CONSIDERAÇÕES FINAIS

A revolução tecnológica e o acesso à internet põem em ligação directa os indivíduos sem medo da interferência do Estado. O espaço virtual veio, de facto, acabar com a separação outrora nítida entre política interna e externa. O fluxo de informações transaccionadas em rede, sobretudo de natureza criminosa, passou a ser dificilmente controlada pelos estados.

Esta dinâmica imposta pelas novas tecnologias de informação exigem dos SI angolanos uma constante reavaliação, adaptação às novas tendências e uma abordagem ampla de segurança que leve, fundamentalmente, em consideração as ameaças não-militares.

3 É importante referir que o shut down não é garantia de segurança absoluta.

4 Consiste na realização de uma chamada telefónica a determinado número e o visado, ao retornar a chamada, aumenta crédito à empresa operadora. É um esquema muito frequente na América Latina no seio das pequenas empresas que efectuam chamadas para o exterior.

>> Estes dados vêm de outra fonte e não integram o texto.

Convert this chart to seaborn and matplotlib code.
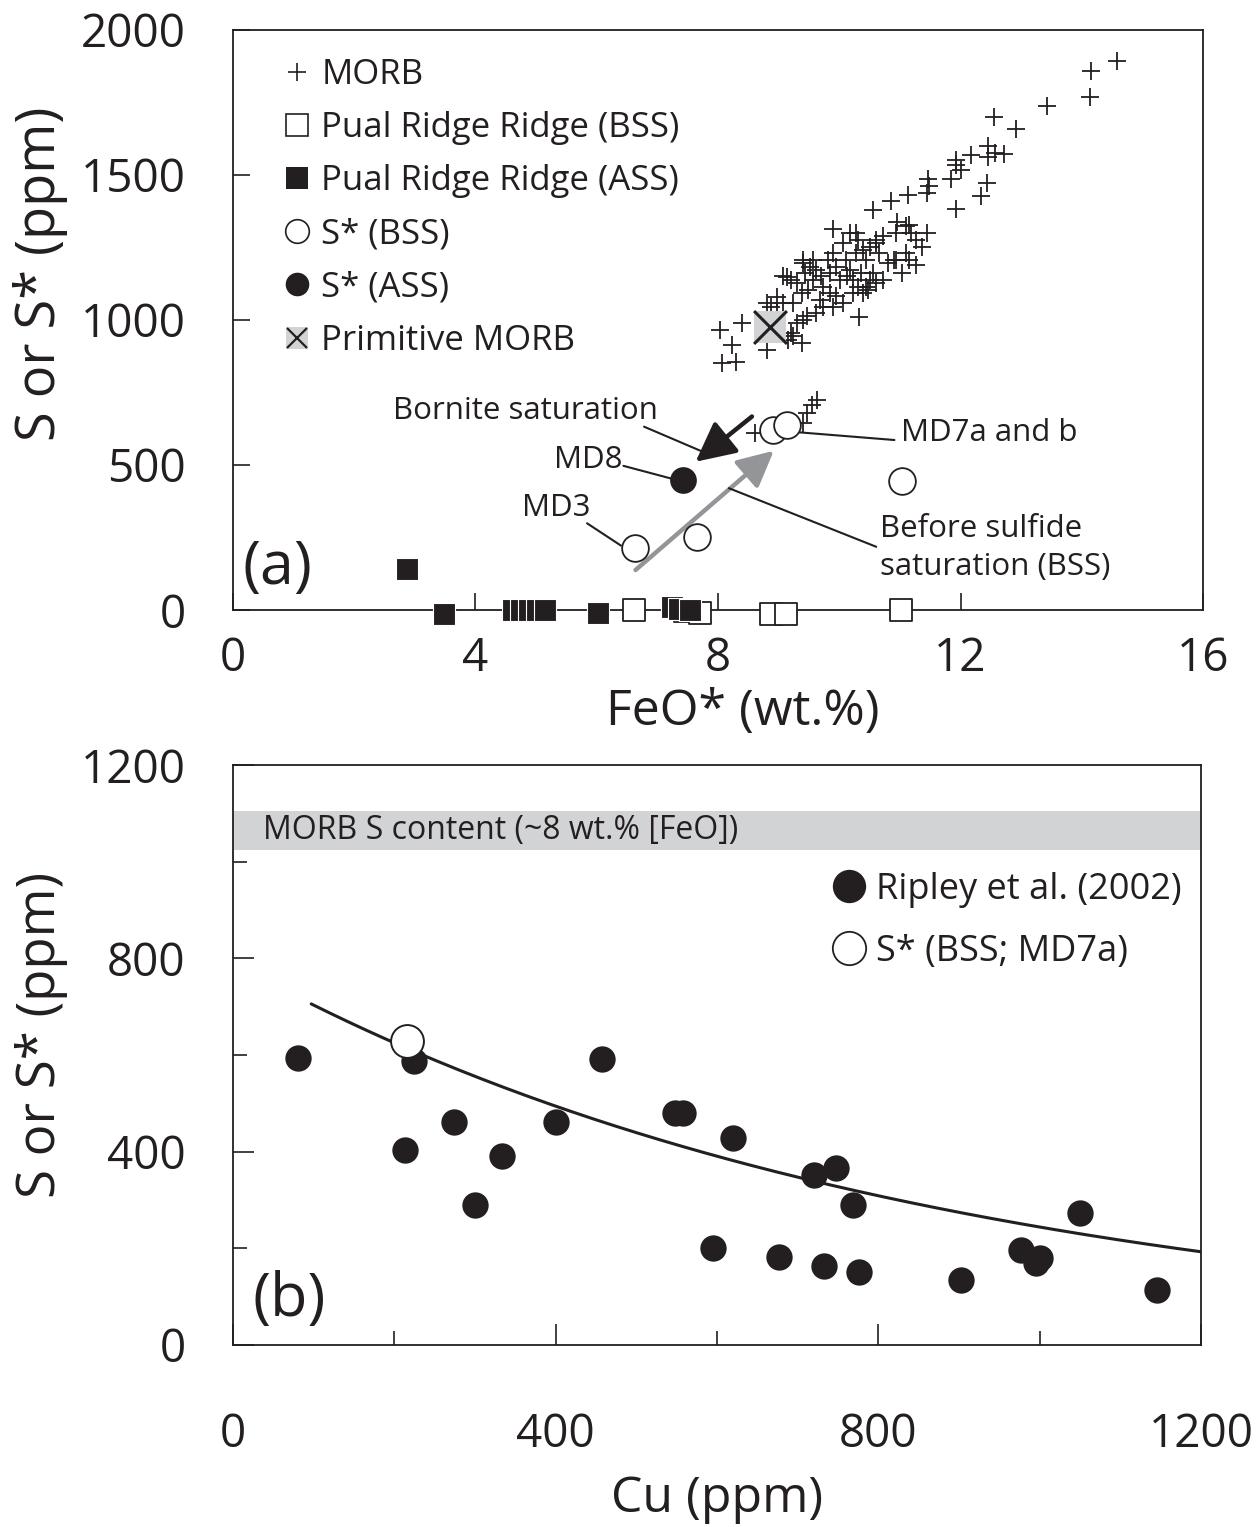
import numpy as np
import pandas as pd
import matplotlib
matplotlib.use('Agg')
import matplotlib.pyplot as plt
import seaborn as sns
from matplotlib.lines import Line2D
from matplotlib.legend_handler import HandlerTuple

sns.set_style('ticks')
plt.rcParams['font.family'] = ['Open Sans', 'DejaVu Sans']

DARK = '#231f20'
GREY = '#d1d3d4'
ARROW_GREY = '#939598'

# ---- panel (a): FeO* vs S ----
morb_feo = [14.58, 14.16, 14.13, 13.43, 12.56, 12.91, 12.46, 12.57, 12.71, 12.45,
            12.17, 11.93, 11.92, 12.00, 11.46, 11.48, 11.84, 12.44, 12.33, 11.93,
            11.44, 11.14, 10.85, 10.55, 9.90, 11.45, 10.28, 10.95, 11.15, 11.37,
            11.26, 11.04, 10.91, 10.61, 10.33, 9.40, 9.13, 8.97, 8.04, 8.23,
            8.07, 8.30, 8.39, 8.80, 9.24, 9.38, 9.40,
            9.08, 9.21, 9.30, 9.43, 9.51, 9.57, 9.62, 9.70, 9.73, 9.81,
            9.84, 9.90, 9.95, 10.01, 10.06, 10.11, 10.17, 10.22, 10.28, 10.31,
            10.36, 10.39, 10.44, 10.50, 10.55, 10.61, 10.66, 10.72, 9.84, 9.68,
            9.73, 9.62, 9.46, 9.30, 9.21, 9.16, 10.06, 9.95, 10.13, 9.49,
            9.38, 9.24, 9.90, 10.39, 10.47, 10.22, 9.57, 9.40, 9.08, 8.80,
            8.88, 8.97, 10.93, 11.10, 11.18, 11.26, 11.10, 10.93, 10.80, 11.15,
            10.17, 10.31, 10.50, 10.61, 10.72, 10.44,
            8.61, 9.40, 9.46, 9.55, 9.63]
morb_s = [1893, 1859, 1767, 1736, 1699, 1657, 1600, 1575, 1572, 1563,
          1569, 1552, 1534, 1515, 1485, 1460, 1485, 1471, 1428, 1382,
          1437, 1431, 1410, 1379, 1313, 1301, 1299, 1339, 1328, 1253,
          1190, 1161, 1207, 1276, 1011, 1207, 1149, 1080, 966, 914,
          853, 856, 989, 897, 943, 920, 1000,
          1150, 1138, 1127, 1161, 1184, 1138, 1173, 1150, 1115, 1207,
          1161, 1230, 1184, 1138, 1265, 1207, 1173, 1138, 1230, 1115,
          1161, 1242, 1115, 1138, 1161, 1127, 1230, 1138, 1092, 1069,
          1046, 1023, 1012, 989, 954, 931, 1058, 1081, 1150, 1104,
          1092, 1058, 1046, 1092, 1104, 1092, 1207, 1196, 1058, 1058,
          1046, 1023, 1299, 1322, 1299, 1276, 1230, 1207, 1196, 1207,
          1299, 1276, 1253, 1265, 1288, 1207,
          609, 644, 680, 705, 725]

pual_bss_feo = [6.62, 7.45, 7.70, 8.88, 9.12, 11.02]
pual_bss_s = [0, -5, -10, -15, -15, 0]
pual_ass_feo = [2.87, 3.48, 4.62, 4.75, 4.88, 5.02, 5.14, 6.02, 7.24, 7.36, 7.53]
pual_ass_s = [140, -15, 0, 0, 0, 0, 0, -10, 10, 5, 0]

sstar_bss_feo = [6.63, 7.66, 8.90, 9.13, 11.03]
sstar_bss_s = [213, 251, 621, 638, 446]
sstar_ass_feo = [7.43]
sstar_ass_s = [448]

prim_feo = [8.86]
prim_s = [977]

# ---- panel (b): Cu vs S ----
ripley_cu = [80, 224, 213, 274, 333, 300, 401, 458, 548, 558, 620, 595, 677,
             720, 748, 768, 733, 776, 903, 977, 1000, 996, 1050, 1145]
ripley_s = [594, 588, 403, 462, 392, 290, 462, 591, 479, 479, 428, 200, 183,
            351, 366, 290, 164, 152, 135, 196, 181, 170, 274, 113]
md7a_cu = [216]
md7a_s = [629]

# exponential trend: S = a * exp(-b * Cu)
fit_a, fit_b = 791.0, 0.001176
fit_cu_range = (97, 1200)
morb_band = (1025, 1105)

fig = plt.figure(figsize=(12.58, 15.27), dpi=100)
ax1 = fig.add_axes([0.1852, 0.6005, 0.7711, 0.3800])
ax2 = fig.add_axes([0.1852, 0.1192, 0.7695, 0.3798])

# panel (a) points
sns.scatterplot(x=morb_feo, y=morb_s, marker='+', s=160, color=DARK,
                linewidth=1.3, ax=ax1, zorder=3)
sns.scatterplot(x=prim_feo, y=prim_s, marker='s', s=560, color=GREY,
                linewidth=0, ax=ax1, zorder=4)
sns.scatterplot(x=prim_feo, y=prim_s, marker='x', s=560, color=DARK,
                linewidth=2.2, ax=ax1, zorder=5)
sns.scatterplot(x=pual_bss_feo, y=pual_bss_s, marker='s', s=270, color='white',
                edgecolor=DARK, linewidth=1.3, ax=ax1, zorder=4, clip_on=False)
sns.scatterplot(x=pual_ass_feo, y=pual_ass_s, marker='s', s=270, color=DARK,
                edgecolor='white', linewidth=0.8, ax=ax1, zorder=5, clip_on=False)
sns.scatterplot(x=sstar_bss_feo, y=sstar_bss_s, marker='o', s=370, color='white',
                edgecolor=DARK, linewidth=1.3, ax=ax1, zorder=4)
sns.scatterplot(x=sstar_ass_feo, y=sstar_ass_s, marker='o', s=370, color=DARK,
                linewidth=0, ax=ax1, zorder=4)

ax1.set_xlim(0, 16)
ax1.set_ylim(0, 2000)
ax1.set_xticks([0, 4, 8, 12, 16])
ax1.set_yticks([0, 500, 1000, 1500, 2000])
ax1.tick_params(direction='in', length=12, width=1.2, labelsize=33, color=DARK)
ax1.tick_params(axis='x', pad=19)
ax1.tick_params(axis='y', pad=34)
ax1.set_xlabel('FeO* (wt.%)', fontsize=36, labelpad=4, color=DARK)
ax1.set_ylabel('S or S* (ppm)', fontsize=39, labelpad=9, color=DARK)
ax1.xaxis.label.set_x(0.526)
ax1.yaxis.label.set_y(0.58)

# arrows
ax1.annotate('', xy=(7.63, 511), xytext=(8.56, 667),
             arrowprops=dict(arrowstyle='-|>,head_length=1.1,head_width=0.55',
                             mutation_scale=22, lw=3.2, color=DARK,
                             shrinkA=0, shrinkB=0), zorder=6)
ax1.annotate('', xy=(8.92, 549), xytext=(6.64, 138),
             arrowprops=dict(arrowstyle='-|>,head_length=1.0,head_width=0.5',
                             mutation_scale=22, lw=3.2, color=ARROW_GREY,
                             shrinkA=0, shrinkB=0), zorder=2)

# leader lines
leaders = [((6.78, 632), (7.71, 549)),
           ((6.44, 497), (7.25, 452)),
           ((5.84, 299), (6.40, 222)),
           ((9.19, 615), (10.91, 586)),
           ((8.18, 420), (10.61, 218))]
for start, end in leaders:
    ax1.annotate('', xy=end, xytext=start,
                 arrowprops=dict(arrowstyle='-', lw=1.5, color=DARK,
                                 shrinkA=0, shrinkB=0), zorder=3)

lab_kw = dict(fontsize=22.5, color=DARK, va='center')
ax1.text(7.0, 686, 'Bornite saturation', ha='right', **lab_kw)
ax1.text(6.43, 517, 'MD8', ha='right', **lab_kw)
ax1.text(5.89, 352, 'MD3', ha='right', **lab_kw)
ax1.text(11.02, 610, 'MD7a and b', ha='left', **lab_kw)
ax1.text(10.67, 214, 'Before sulfide\nsaturation (BSS)', ha='left',
         linespacing=1.38, **lab_kw)
ax1.text(0.01, 0.072, '(a)', transform=ax1.transAxes, fontsize=44,
         color=DARK, va='center', ha='left')

handles_a = [
    Line2D([], [], ls='', marker='+', ms=13, mew=1.2, color=DARK),
    Line2D([], [], ls='', marker='s', ms=16, mew=1.2, mfc='white', mec=DARK),
    Line2D([], [], ls='', marker='s', ms=16, mew=0, mfc=DARK),
    Line2D([], [], ls='', marker='o', ms=17, mew=1.2, mfc='white', mec=DARK),
    Line2D([], [], ls='', marker='o', ms=17, mew=0, mfc=DARK),
    (Line2D([], [], ls='', marker='s', ms=16, mew=0, mfc=GREY),
     Line2D([], [], ls='', marker='x', ms=15, mew=1.6, color=DARK)),
]
labels_a = ['MORB', 'Pual Ridge Ridge (BSS)', 'Pual Ridge Ridge (ASS)',
            'S* (BSS)', 'S* (ASS)', 'Primitive MORB']
ax1.legend(handles_a, labels_a, loc='upper left', bbox_to_anchor=(0.05, 0.951),
           frameon=False, fontsize=25, handlelength=0.9, handletextpad=0.25,
           labelspacing=0.55, borderpad=0, borderaxespad=0,
           handler_map={tuple: HandlerTuple(ndivide=1, pad=0)},
           labelcolor=DARK)

# panel (b)
ax2.axhspan(*morb_band, color=GREY, lw=0, zorder=0)
ax2.text(37, sum(morb_band) / 2, 'MORB S content (~8 wt.% [FeO])',
         fontsize=23, color=DARK, va='center', ha='left')

fit_cu = np.linspace(*fit_cu_range, 200)
fit_s = fit_a * np.exp(-fit_b * fit_cu)
sns.lineplot(x=fit_cu, y=fit_s, color=DARK, lw=2.2, ax=ax2, zorder=3)
sns.scatterplot(x=ripley_cu, y=ripley_s, marker='o', s=360, color=DARK,
                linewidth=0, ax=ax2, zorder=4)
sns.scatterplot(x=md7a_cu, y=md7a_s, marker='o', s=560, color='white',
                edgecolor=DARK, linewidth=1.4, ax=ax2, zorder=5)

ax2.set_xlim(0, 1200)
ax2.set_ylim(0, 1200)
ax2.set_xticks([0, 400, 800, 1200])
ax2.set_xticks([200, 600, 1000], minor=True)
ax2.set_yticks([0, 400, 800, 1200])
ax2.set_yticks([200, 600, 1000], minor=True)
ax2.tick_params(which='major', direction='in', length=15, width=1.2,
                labelsize=33, color=DARK)
ax2.tick_params(which='minor', direction='in', length=10, width=1.2, color=DARK)
ax2.tick_params(axis='x', which='major', pad=48)
ax2.tick_params(axis='y', which='major', pad=34)
ax2.set_xlabel('Cu (ppm)', fontsize=36, labelpad=12, color=DARK)
ax2.set_ylabel('S or S* (ppm)', fontsize=38, labelpad=9, color=DARK)
ax2.yaxis.label.set_y(0.535)
ax2.text(0.02, 0.078, '(b)', transform=ax2.transAxes, fontsize=44,
         color=DARK, va='center', ha='left')

handles_b = [
    Line2D([], [], ls='', marker='o', ms=24, mew=0, mfc=DARK),
    Line2D([], [], ls='', marker='o', ms=24, mew=1.3, mfc='white', mec=DARK),
]
ax2.legend(handles_b, ['Ripley et al. (2002)', 'S* (BSS; MD7a)'],
           loc='upper left', bbox_to_anchor=(0.62, 0.816), frameon=False,
           fontsize=26, handlelength=0.9, handletextpad=0.3, labelspacing=0.72,
           borderpad=0, borderaxespad=0, labelcolor=DARK)

for ax in (ax1, ax2):
    for sp in ax.spines.values():
        sp.set_linewidth(1.3)
        sp.set_color(DARK)
    for t in ax.get_xticklabels() + ax.get_yticklabels():
        t.set_color(DARK)

fig.savefig('out.png', dpi=100)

Quer queiramos ou não, precisamos de perceber que a internet criou um mundo on-line, que, no entanto, afecta a realidade física, ameaçando a segurança do Estado. As redes sociais devem ser vistas como uma questão de extrema importância para os SI, pois parecem ser a ferramenta mais inovadora e eficaz para entender as interacções e dinâmicas sociais. Os SI devem manter sempre o equilíbrio entre os direitos dos indivíduos e a legitimidade do interesse de segurança durante a produção de informação de inteligência nos media sociais (SOCMINT).

Em relação ao nosso ciberespaço, é necessário que se criem políticas e estratégias de cibersegurança que facilitem uma abordagem pró-activa, holística e uma métrica que possa medir as vulnerabilidades do ciberespaço e, assim, fazer uma melhor gestão dos riscos.